SWIFT is West’s ‘nuclear weapon’ against Russia

SWIFT is West’s ‘nuclear weapon’ against Russia
Updated 06 March 2015
Follow

SWIFT is West’s ‘nuclear weapon’ against Russia

SWIFT is West’s ‘nuclear weapon’ against Russia

WARSAW: Excluding Russia from the SWIFT banking system would be a measure of last resort if the crisis in Ukraine escalates, the British and Polish foreign ministers said Friday.
“When it comes to sanctions, SWIFT is the nuclear weapon. It is the last resort and we are all aware of that,” Polish Foreign Minister Grzegorz Schetyna said at a joint press conference in Warsaw with British counterpart Philip Hammond.
Russia last month said it would retaliate strongly if it were to be cut off from SWIFT, the global financial industry’s secure messaging system to facilitate transactions.
“To be clear, this would be a very extreme sanction measure.

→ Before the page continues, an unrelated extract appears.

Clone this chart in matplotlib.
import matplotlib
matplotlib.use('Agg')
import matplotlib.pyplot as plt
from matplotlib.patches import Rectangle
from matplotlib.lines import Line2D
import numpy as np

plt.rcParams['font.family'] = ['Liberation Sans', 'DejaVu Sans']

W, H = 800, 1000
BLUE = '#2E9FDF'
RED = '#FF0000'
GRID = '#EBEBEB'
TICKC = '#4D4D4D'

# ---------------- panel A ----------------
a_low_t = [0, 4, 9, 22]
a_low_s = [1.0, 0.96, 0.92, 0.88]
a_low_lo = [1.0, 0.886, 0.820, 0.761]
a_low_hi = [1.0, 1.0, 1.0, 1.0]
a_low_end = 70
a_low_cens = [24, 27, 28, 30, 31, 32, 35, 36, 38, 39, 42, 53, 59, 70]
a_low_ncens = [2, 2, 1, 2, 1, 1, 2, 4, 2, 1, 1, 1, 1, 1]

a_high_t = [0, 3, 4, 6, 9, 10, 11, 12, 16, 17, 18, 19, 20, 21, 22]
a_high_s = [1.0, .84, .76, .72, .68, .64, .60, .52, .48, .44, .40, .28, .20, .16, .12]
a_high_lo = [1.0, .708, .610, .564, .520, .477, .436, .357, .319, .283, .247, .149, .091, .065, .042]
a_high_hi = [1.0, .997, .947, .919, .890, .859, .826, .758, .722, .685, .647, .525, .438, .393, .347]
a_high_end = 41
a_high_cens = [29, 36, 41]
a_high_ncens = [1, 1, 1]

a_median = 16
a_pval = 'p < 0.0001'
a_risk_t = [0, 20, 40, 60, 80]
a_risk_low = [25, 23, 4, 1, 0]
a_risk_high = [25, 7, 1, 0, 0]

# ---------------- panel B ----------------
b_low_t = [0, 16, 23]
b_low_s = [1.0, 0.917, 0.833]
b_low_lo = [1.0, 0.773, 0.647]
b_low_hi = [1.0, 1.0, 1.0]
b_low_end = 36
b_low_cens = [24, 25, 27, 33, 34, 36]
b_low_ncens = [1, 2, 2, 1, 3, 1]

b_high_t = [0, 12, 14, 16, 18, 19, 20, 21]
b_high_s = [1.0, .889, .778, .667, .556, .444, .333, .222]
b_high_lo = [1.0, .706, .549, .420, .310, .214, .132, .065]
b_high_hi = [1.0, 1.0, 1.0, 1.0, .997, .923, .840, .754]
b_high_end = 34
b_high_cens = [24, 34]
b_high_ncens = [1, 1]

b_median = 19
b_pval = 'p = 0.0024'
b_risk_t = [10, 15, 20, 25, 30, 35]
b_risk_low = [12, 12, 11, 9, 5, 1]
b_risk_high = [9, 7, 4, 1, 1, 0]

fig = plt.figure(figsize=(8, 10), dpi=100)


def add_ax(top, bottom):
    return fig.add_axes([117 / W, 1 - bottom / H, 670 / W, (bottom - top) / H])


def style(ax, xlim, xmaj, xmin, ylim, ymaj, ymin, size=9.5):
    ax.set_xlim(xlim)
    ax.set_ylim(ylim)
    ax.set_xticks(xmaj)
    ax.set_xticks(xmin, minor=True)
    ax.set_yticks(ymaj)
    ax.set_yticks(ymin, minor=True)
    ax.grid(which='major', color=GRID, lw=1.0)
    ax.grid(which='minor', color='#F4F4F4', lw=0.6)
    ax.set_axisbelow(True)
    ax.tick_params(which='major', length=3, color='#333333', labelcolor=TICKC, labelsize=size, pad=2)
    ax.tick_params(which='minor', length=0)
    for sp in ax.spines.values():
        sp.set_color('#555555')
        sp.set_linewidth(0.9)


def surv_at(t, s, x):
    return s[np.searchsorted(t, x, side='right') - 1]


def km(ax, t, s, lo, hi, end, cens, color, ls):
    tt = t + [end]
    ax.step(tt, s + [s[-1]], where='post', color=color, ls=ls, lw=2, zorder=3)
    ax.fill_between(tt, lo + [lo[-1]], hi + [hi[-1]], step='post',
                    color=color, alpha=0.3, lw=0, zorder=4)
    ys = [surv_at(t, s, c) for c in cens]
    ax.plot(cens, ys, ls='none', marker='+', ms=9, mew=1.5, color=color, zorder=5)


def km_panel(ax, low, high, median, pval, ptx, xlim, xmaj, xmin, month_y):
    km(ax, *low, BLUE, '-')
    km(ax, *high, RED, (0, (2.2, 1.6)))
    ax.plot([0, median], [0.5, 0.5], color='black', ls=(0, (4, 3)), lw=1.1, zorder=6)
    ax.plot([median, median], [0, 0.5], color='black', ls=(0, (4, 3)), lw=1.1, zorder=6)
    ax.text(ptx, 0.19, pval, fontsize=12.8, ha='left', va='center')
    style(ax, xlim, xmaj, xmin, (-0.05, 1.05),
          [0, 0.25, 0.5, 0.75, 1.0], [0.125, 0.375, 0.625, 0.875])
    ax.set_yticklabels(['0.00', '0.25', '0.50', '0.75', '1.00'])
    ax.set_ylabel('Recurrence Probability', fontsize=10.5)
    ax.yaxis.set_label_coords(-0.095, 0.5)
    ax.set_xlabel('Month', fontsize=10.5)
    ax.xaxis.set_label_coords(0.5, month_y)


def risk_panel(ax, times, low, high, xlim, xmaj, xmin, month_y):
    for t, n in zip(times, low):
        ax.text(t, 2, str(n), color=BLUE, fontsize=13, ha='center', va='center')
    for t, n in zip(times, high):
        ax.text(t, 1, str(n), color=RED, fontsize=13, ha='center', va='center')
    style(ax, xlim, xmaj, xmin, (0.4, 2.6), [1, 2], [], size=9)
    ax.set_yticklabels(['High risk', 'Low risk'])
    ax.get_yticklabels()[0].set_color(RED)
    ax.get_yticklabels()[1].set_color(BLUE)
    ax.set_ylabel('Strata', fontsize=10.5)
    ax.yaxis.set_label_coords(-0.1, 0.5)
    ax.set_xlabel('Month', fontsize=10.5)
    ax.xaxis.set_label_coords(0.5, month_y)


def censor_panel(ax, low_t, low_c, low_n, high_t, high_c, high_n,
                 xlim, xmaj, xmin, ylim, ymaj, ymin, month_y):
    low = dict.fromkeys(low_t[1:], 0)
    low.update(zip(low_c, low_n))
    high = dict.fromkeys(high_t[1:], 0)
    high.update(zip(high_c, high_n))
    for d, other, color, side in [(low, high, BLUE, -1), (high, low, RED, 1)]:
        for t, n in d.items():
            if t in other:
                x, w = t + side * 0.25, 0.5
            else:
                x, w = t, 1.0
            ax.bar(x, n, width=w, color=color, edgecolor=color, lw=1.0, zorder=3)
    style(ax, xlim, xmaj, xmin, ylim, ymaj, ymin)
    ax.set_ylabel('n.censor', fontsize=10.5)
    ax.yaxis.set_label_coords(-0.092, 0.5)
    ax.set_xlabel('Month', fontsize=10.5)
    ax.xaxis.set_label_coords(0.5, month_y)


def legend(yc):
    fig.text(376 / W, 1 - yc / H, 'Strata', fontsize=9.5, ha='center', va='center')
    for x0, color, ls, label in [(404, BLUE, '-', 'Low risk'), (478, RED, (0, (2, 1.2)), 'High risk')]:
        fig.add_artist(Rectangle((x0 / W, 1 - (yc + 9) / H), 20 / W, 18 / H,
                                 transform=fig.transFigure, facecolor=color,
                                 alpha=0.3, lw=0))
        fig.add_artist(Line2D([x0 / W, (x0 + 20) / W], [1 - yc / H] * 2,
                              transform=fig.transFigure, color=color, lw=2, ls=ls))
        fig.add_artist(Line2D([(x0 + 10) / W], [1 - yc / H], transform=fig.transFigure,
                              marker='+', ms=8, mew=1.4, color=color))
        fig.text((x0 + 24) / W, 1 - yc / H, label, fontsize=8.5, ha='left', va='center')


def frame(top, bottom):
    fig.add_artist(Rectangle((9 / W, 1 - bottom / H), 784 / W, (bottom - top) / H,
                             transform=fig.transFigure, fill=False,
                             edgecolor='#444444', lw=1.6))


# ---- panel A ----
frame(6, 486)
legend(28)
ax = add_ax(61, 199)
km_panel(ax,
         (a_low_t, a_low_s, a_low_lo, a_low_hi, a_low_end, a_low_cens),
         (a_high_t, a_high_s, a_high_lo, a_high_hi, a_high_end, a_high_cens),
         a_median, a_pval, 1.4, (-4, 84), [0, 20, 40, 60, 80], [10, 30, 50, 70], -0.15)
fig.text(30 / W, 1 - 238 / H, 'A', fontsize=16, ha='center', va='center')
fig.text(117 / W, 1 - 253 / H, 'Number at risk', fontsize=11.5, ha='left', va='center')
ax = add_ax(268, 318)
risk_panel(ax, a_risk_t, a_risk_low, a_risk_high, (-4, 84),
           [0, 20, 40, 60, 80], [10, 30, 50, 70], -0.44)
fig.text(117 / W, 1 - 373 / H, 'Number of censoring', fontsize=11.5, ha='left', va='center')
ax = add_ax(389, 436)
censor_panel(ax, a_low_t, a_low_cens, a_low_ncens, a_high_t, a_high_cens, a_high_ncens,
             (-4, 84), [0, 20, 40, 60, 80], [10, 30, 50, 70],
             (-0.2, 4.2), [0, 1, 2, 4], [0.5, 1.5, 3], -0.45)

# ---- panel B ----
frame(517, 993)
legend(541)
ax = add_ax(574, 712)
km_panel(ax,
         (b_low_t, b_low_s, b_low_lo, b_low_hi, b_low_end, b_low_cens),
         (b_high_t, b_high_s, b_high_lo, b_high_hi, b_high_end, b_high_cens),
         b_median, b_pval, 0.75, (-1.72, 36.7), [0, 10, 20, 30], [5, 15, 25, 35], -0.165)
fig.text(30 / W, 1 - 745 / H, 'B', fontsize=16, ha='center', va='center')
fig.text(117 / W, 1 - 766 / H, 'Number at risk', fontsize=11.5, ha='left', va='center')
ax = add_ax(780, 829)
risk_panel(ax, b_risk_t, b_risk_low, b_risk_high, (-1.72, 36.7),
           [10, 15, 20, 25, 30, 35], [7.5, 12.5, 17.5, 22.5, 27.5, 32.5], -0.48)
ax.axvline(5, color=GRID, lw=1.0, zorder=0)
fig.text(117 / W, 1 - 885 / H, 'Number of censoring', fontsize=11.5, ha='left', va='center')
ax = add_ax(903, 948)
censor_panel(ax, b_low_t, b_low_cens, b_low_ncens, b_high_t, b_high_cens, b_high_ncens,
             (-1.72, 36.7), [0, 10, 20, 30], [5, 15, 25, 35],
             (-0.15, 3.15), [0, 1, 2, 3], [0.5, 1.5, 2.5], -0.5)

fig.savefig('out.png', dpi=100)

It would have a very significant impact on the Russian economy,” Hammond said, adding that discussion on the option was taking place “primarily in the US.”
Western sanctions in 2012 cutting Iran off from the system for defying UN resolutions over its nuclear programme dealt a severe blow to the Islamic republic’s economy.

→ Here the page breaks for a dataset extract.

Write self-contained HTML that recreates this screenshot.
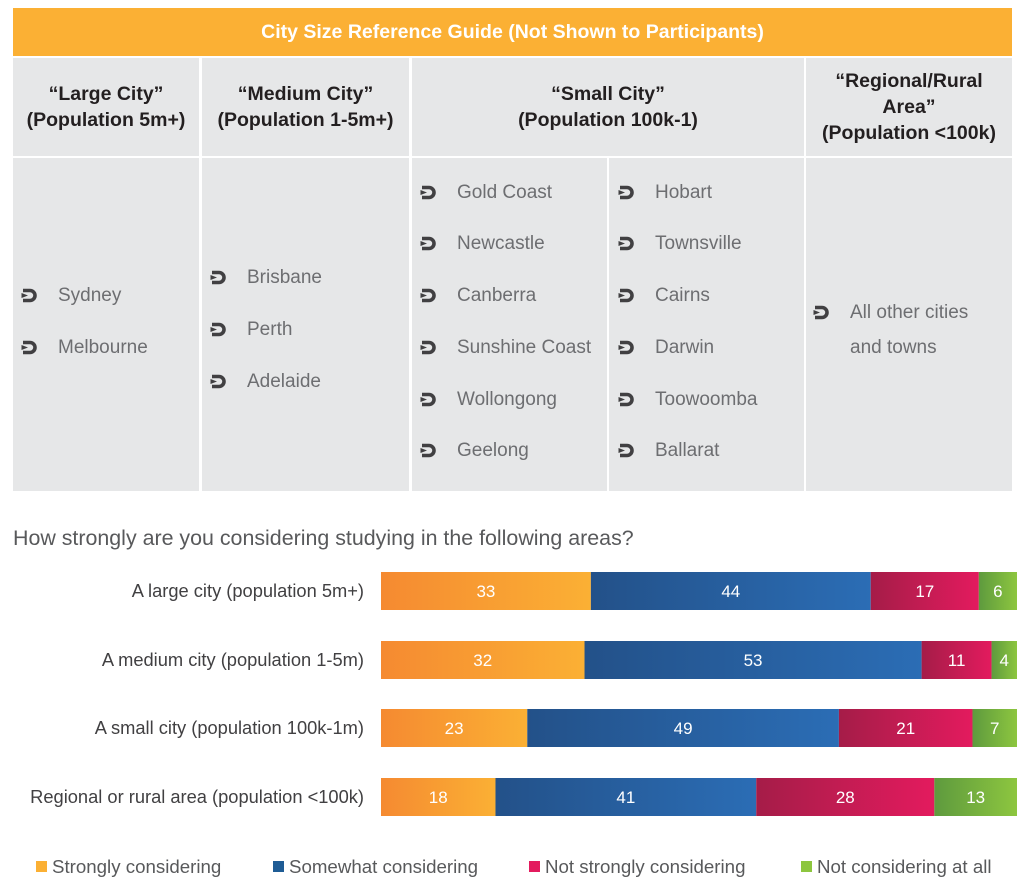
<!DOCTYPE html>
<html><head><meta charset="utf-8">
<style>
*{margin:0;padding:0;box-sizing:border-box}
body{width:1032px;height:892px;background:#fff;position:relative;font-family:"Liberation Sans",sans-serif;overflow:hidden}
.abs{position:absolute}
.cell{position:absolute;background:#e6e7e8}
.hd{display:flex;align-items:center;justify-content:center;text-align:center;font-weight:bold;font-size:19.5px;color:#231f20;line-height:26px}
.item{position:absolute;font-size:19px;color:#6d6e71;white-space:nowrap;height:24px;line-height:24px}
.item svg{position:absolute;left:0;top:4px}
.item span{position:absolute;left:38px}
.lbl{position:absolute;right:668px;font-size:18.3px;color:#414042;white-space:nowrap}
.leg{position:absolute;top:856px;font-size:18.7px;color:#58595b;white-space:nowrap}
.leg i{display:inline-block;width:11px;height:11px;margin-right:5px;vertical-align:1px}
</style></head><body>
<div class="abs hd" style="left:13px;top:8px;width:999px;height:48px;background:#fbb034;color:#fff;font-size:19.5px">City Size Reference Guide (Not Shown to Participants)</div>

<div class="cell hd" style="left:13px;top:58px;width:186px;height:98px">“Large City”<br>(Population 5m+)</div>
<div class="cell hd" style="left:202px;top:58px;width:207px;height:98px">“Medium City”<br>(Population 1-5m+)</div>
<div class="cell hd" style="left:412px;top:58px;width:392px;height:98px">“Small City”<br>(Population 100k-1)</div>
<div class="cell hd" style="left:806px;top:58px;width:206px;height:98px">“Regional/Rural<br>Area”<br>(Population &lt;100k)</div>

<div class="cell" style="left:13px;top:158px;width:186px;height:333px"></div>
<div class="cell" style="left:202px;top:158px;width:207px;height:333px"></div>
<div class="cell" style="left:412px;top:158px;width:195px;height:333px"></div>
<div class="cell" style="left:609px;top:158px;width:195px;height:333px"></div>
<div class="cell" style="left:806px;top:158px;width:206px;height:333px"></div>

<div id="items"></div>

<div class="abs" style="left:13px;top:526px;font-size:21.4px;color:#58595b;white-space:nowrap">How strongly are you considering studying in the following areas?</div>

<svg id="chart" class="abs" style="left:0;top:0" width="1032" height="892">
<defs>
<linearGradient id="g0"><stop offset="0" stop-color="#f58a31"/><stop offset="1" stop-color="#fbb034"/></linearGradient>
<linearGradient id="g1"><stop offset="0" stop-color="#235189"/><stop offset="1" stop-color="#2b6db5"/></linearGradient>
<linearGradient id="g2"><stop offset="0" stop-color="#a51c48"/><stop offset="1" stop-color="#e31b5e"/></linearGradient>
<linearGradient id="g3"><stop offset="0" stop-color="#5e9a3e"/><stop offset="1" stop-color="#8dc63f"/></linearGradient>
</defs>
</svg>
<div id="labels"></div>

<div class="leg" style="left:36px"><i style="background:#fbb034"></i>Strongly considering</div>
<div class="leg" style="left:273px"><i style="background:#1f5c95"></i>Somewhat considering</div>
<div class="leg" style="left:529px"><i style="background:#e31b5e"></i>Not strongly considering</div>
<div class="leg" style="left:801px"><i style="background:#8dc63f"></i>Not considering at all</div>

<script>
const categories=["A large city (population 5m+)","A medium city (population 1-5m)","A small city (population 100k-1m)","Regional or rural area (population <100k)"];
const strongly=[33,32,23,18];
const somewhat=[44,53,49,41];
const notStrongly=[17,11,21,28];
const notAtAll=[6,4,7,13];
const seriesNames=["strongly","somewhat","not-strongly","not-at-all"];

const X0=381,X1=1017,rowTop=[572,641,709,778],barH=38;
const xs=v=>v*(X1-X0)/100;
const svg=document.getElementById('chart');
const NS='http://www.w3.org/2000/svg';
const labels=document.getElementById('labels');
const series=[strongly,somewhat,notStrongly,notAtAll];
categories.forEach((c,i)=>{
  const l=document.createElement('div');
  l.className='lbl';
  l.style.top=(rowTop[i]+8)+'px';
  l.textContent=c;
  
  
  labels.appendChild(l);
  let x=X0;
  series.forEach((s,j)=>{
    const w=xs(s[i]);
    const r=document.createElementNS(NS,'rect');
    r.setAttribute('x',x);r.setAttribute('y',rowTop[i]);r.setAttribute('width',w);r.setAttribute('height',barH);
    r.setAttribute('fill','url(#g'+j+')');
    
    
    svg.appendChild(r);
    const t=document.createElementNS(NS,'text');
    t.setAttribute('x',x+w/2);t.setAttribute('y',rowTop[i]+barH/2+6);
    t.setAttribute('text-anchor','middle');t.setAttribute('fill','#fff');
    t.setAttribute('font-size','17');t.setAttribute('font-family','Liberation Sans, sans-serif');
    t.textContent=s[i];
    
    
    svg.appendChild(t);
    x+=w;
  });
});

const items=[
 [20,296,"Sydney"],[20,348,"Melbourne"],
 [209,278,"Brisbane"],[209,330,"Perth"],[209,382,"Adelaide"],
 [419,193,"Gold Coast"],[419,244,"Newcastle"],[419,296,"Canberra"],[419,348,"Sunshine Coast"],[419,400,"Wollongong"],[419,451,"Geelong"],
 [617,193,"Hobart"],[617,244,"Townsville"],[617,296,"Cairns"],[617,348,"Darwin"],[617,400,"Toowoomba"],[617,451,"Ballarat"],
 [812,313,"All other cities"],[850,348,null,"and towns"]
];
const cont=document.getElementById('items');
items.forEach(it=>{
  const d=document.createElement('div');
  d.className='item';
  d.style.left=it[0]+'px';d.style.top=(it[1]-12)+'px';
  if(it[2]){
    d.innerHTML='<svg width="17" height="15" viewBox="0 0 17 15"><path d="M3 2.5 H10 A5 5 0 0 1 10 12.5 H3" fill="none" stroke="#414042" stroke-width="3.6"/><path d="M1.5 5 L8 7.5 L1.5 10Z" fill="#414042"/></svg><span></span>';
    d.querySelector('span').textContent=it[2];
  } else {
    d.innerHTML='<span style="left:0"></span>';
    d.querySelector('span').textContent=it[3];
  }
  
  
  cont.appendChild(d);
});
</script>
</body></html>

Last year, the European Union and United States levied sanctions primarily targeting senior officials in Russian President Vladimir Putin’s administration, amid fighting between pro-Russian separatists and Ukrainian government forces in the eastern regions of Ukraine bordering Russia.
EU foreign policy chief Federica Mogherini was upbeat on Friday about the sputtering so-called Minsk II cease-fire between the warring sides that the EU and Russia brokered last month.

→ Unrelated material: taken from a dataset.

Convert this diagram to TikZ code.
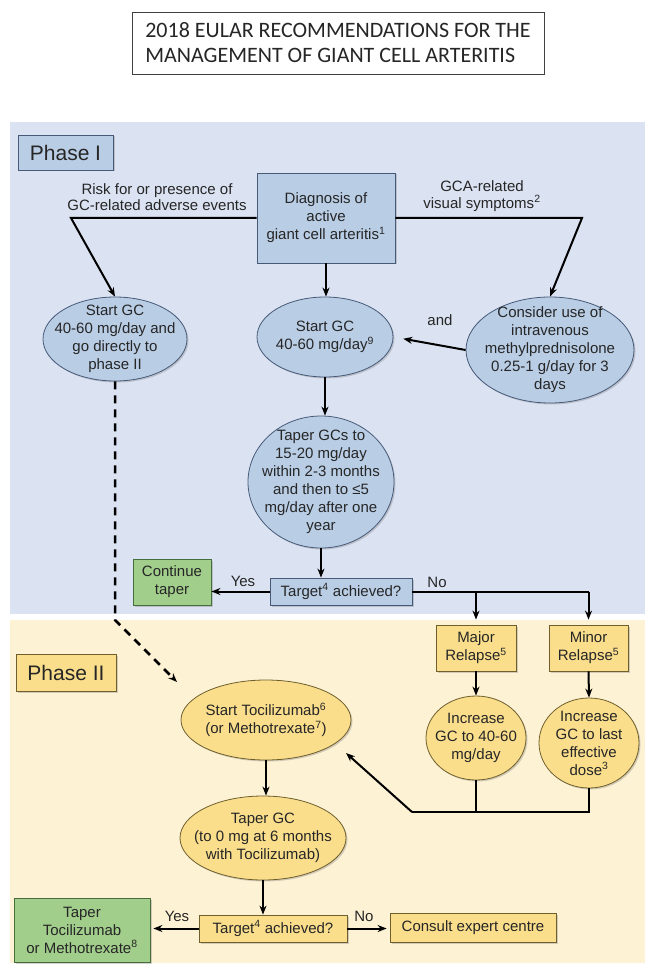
\documentclass[tikz,border=0pt]{standalone}
\usepackage{fontspec}
\setmainfont{Liberation Sans}
\newfontfamily\titlefont{Carlito}
\usepackage{tikz}
\usetikzlibrary{arrows.meta,shapes.geometric,shadows}

\definecolor{bandblue}{RGB}{219,226,242}
\definecolor{boxblue}{RGB}{185,205,229}
\definecolor{blueline}{RGB}{70,90,120}
\definecolor{bandyellow}{RGB}{254,242,212}
\definecolor{boxyellow}{RGB}{250,222,140}
\definecolor{yellowline}{RGB}{110,95,45}
\definecolor{boxgreen}{RGB}{162,206,140}
\definecolor{greenline}{RGB}{70,110,60}

\begin{document}
\begin{tikzpicture}[x=1pt, y=-1pt, >=Stealth,
    every node/.style={font=\fontsize{15}{18}\selectfont, text=black!85},
    shade/.style={drop shadow={shadow xshift=1.5pt, shadow yshift=-1.5pt, opacity=0.35}},
    bluebox/.style={rectangle, draw=blueline, fill=boxblue, line width=0.8pt, align=center, inner sep=2pt, shade},
    blueell/.style={ellipse, draw=blueline, fill=boxblue, line width=0.8pt, align=center, inner sep=-12pt, shade},
    yelbox/.style={rectangle, draw=yellowline, fill=boxyellow, line width=0.8pt, align=center, inner sep=2pt, shade},
    yelell/.style={ellipse, draw=yellowline, fill=boxyellow, line width=0.8pt, align=center, inner sep=-12pt, shade},
    greenbox/.style={rectangle, draw=greenline, fill=boxgreen, line width=0.8pt, align=center, inner sep=2pt, shade},
    phasebox/.style={font=\fontsize{21}{24}\selectfont},
    lbl/.style={align=center, font=\fontsize{15}{16.5}\selectfont},
    line/.style={line width=2pt, line join=miter},
    arr/.style={line, -{Stealth[length=9pt, width=7pt]}},
    dasharr/.style={arr, line width=2.5pt, dash pattern=on 8pt off 6pt}]

    %% Background
    \useasboundingbox (0,0) rectangle (645,965);
    \fill[white] (0,0) rectangle (645,965);

    % Phase bands
    \fill[bandblue] (10,122) rectangle (645,614);
    \fill[bandyellow] (10,620) rectangle (645,963);

    % Title
    \node[draw=black!75, fill=white, line width=0.8pt, minimum width=412pt, minimum height=62pt,
        align=left, font=\titlefont\fontsize{22}{25}\selectfont] (title) at (338,43)
        {2018 EULAR RECOMMENDATIONS FOR THE\\MANAGEMENT OF GIANT CELL ARTERITIS};

    % Phase I
    \node[bluebox, phasebox, minimum width=95pt, minimum height=35pt] (ph1) at (65.5,152.5) {Phase I};
    \node[bluebox, minimum width=138pt, minimum height=90pt] (diag) at (326,218)
        {Diagnosis of\\active\\giant cell arteritis\textsuperscript{1}};
    \node[lbl] (risk) at (157,197) {Risk for or presence of\\GC-related adverse events};
    \node[lbl] (gca) at (482,196) {GCA-related\\visual symptoms\textsuperscript{2}};

    \node[blueell, minimum width=144pt, minimum height=84pt] (lell) at (115,339)
        {Start GC\\40-60 mg/day and\\go directly to\\phase II};
    \node[blueell, minimum width=136pt, minimum height=80pt] (mell) at (325,337)
        {Start GC\\40-60 mg/day\textsuperscript{9}};
    \node[blueell, minimum width=168pt, minimum height=106pt] (rell) at (550,350)
        {Consider use of\\intravenous\\methylprednisolone\\0.25-1 g/day for 3\\days};
    \node[lbl] (and) at (440,320) {and};
    \node[blueell, minimum width=146pt, minimum height=132pt] (taper) at (321,482)
        {Taper GCs to\\15-20 mg/day\\within 2-3 months\\and then to ≤5\\mg/day after one\\year};

    \node[bluebox, minimum width=142pt, minimum height=27pt] (tgt1) at (341,591.5) {Target\textsuperscript{4} achieved?};
    \node[greenbox, minimum width=78pt, minimum height=46pt] (cont) at (172,582) {Continue\\taper};
    \node[lbl] (yes1) at (243,581) {Yes};
    \node[lbl] (no1) at (437,582) {No};

    \coordinate (lcorner) at (71,218);
    \coordinate (rcorner) at (582,218);
    \coordinate (dashbend) at (115,620);
    \coordinate (dashtip) at (177,682);

    \draw[arr] (diag.west) -- (lcorner) -- (lell.north);
    \draw[arr] (diag.east) -- (rcorner) -- (rell.north);
    \draw[arr] (diag.south) -- (diag.south |- mell.north);
    \draw[arr, shorten >=10pt] (rell.west) -- (mell.east);
    \draw[arr] (mell.south) -- (mell.south |- taper.north);
    \draw[arr] (taper.south) -- (taper.south |- tgt1.north);
    \draw[arr] (tgt1.west) -- (cont.east |- tgt1.west);

    % Phase II
    \node[yelbox, phasebox, minimum width=100pt, minimum height=37pt] (ph2) at (66,672.5) {Phase II};
    \node[yelbox, minimum width=80pt, minimum height=46pt] (major) at (476,648) {Major\\Relapse\textsuperscript{5}};
    \node[yelbox, minimum width=79pt, minimum height=46pt] (minor) at (588.5,648) {Minor\\Relapse\textsuperscript{5}};
    \node[yelell, minimum width=100pt, minimum height=84pt] (inc1) at (476,738)
        {Increase\\GC to 40-60\\mg/day};
    \node[yelell, minimum width=100pt, minimum height=90pt] (inc2) at (589,743)
        {Increase\\GC to last\\effective\\dose\textsuperscript{3}};
    \node[yelell, minimum width=170pt, minimum height=80pt] (toci) at (266,720)
        {Start Tocilizumab\textsuperscript{6}\\(or Methotrexate\textsuperscript{7})};
    \node[yelell, minimum width=166pt, minimum height=84pt] (tgc) at (263,838)
        {Taper GC\\(to 0 mg at 6 months\\with Tocilizumab)};
    \node[yelbox, minimum width=148pt, minimum height=27pt] (tgt2) at (273,928.5) {Target\textsuperscript{4} achieved?};
    \node[yelbox, minimum width=166pt, minimum height=29pt] (consult) at (473,927.5) {Consult expert centre};
    \node[greenbox, minimum width=136pt, minimum height=64pt] (ttoci) at (82,930)
        {Taper\\Tocilizumab\\or Methotrexate\textsuperscript{8}};
    \node[lbl] (yes2) at (177,916) {Yes};
    \node[lbl] (no2) at (364,916) {No};

    \coordinate (nosplit) at (major.north |- tgt1.east);
    \coordinate (nocorner) at (minor.north |- tgt1.east);
    \coordinate (jl) at (412,812);
    \coordinate (jr) at (589,812);
    \coordinate (tocitip) at (346,753);

    % relapse branches
    \draw[line] (tgt1.east) -- (nocorner);
    \draw[arr, shorten >=5pt] (nocorner) -- (minor.north);
    \draw[arr, shorten >=5pt] (nosplit) -- (major.north);
    \draw[arr] (major.south) -- (inc1.north);
    \draw[arr] (minor.south) -- (inc2.north);
    \draw[line] (inc1.south) -- (inc1.south |- jl);
    \draw[line] (inc2.south) -- (jr) -- (jl);
    \draw[arr] (jl) -- (tocitip);

    \draw[dasharr] (lell.south) -- (dashbend) -- (dashtip);
    \draw[arr] (toci.south) -- (toci.south |- tgc.north);
    \draw[arr] (tgc.south) -- (tgc.south |- tgt2.north);
    \draw[arr, shorten >=3pt] (tgt2.west) -- (ttoci.east |- tgt2.west);
    \draw[arr, shorten >=3pt] (tgt2.east) -- (consult.west |- tgt2.east);

\end{tikzpicture}
\end{document}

“For sure the trend is a positive one, even if not perfect,” she said in the Latvian capital Riga.
Both Ukrainian government forces and rebels claim to be withdrawing heavy weapons as called for in the truce.
But international monitors say they need greater access to their weapons inventories in order to verify the pullback.
Hammond on Friday urged the West to prepare “a whole range of potential sanctions options, so that we have maximum flexibility, maximum agility and maximum speed in reacting to any provocation, whether a breach of the Minsk implementation or whether it’s a military offensive somewhere else in the Donbas region.”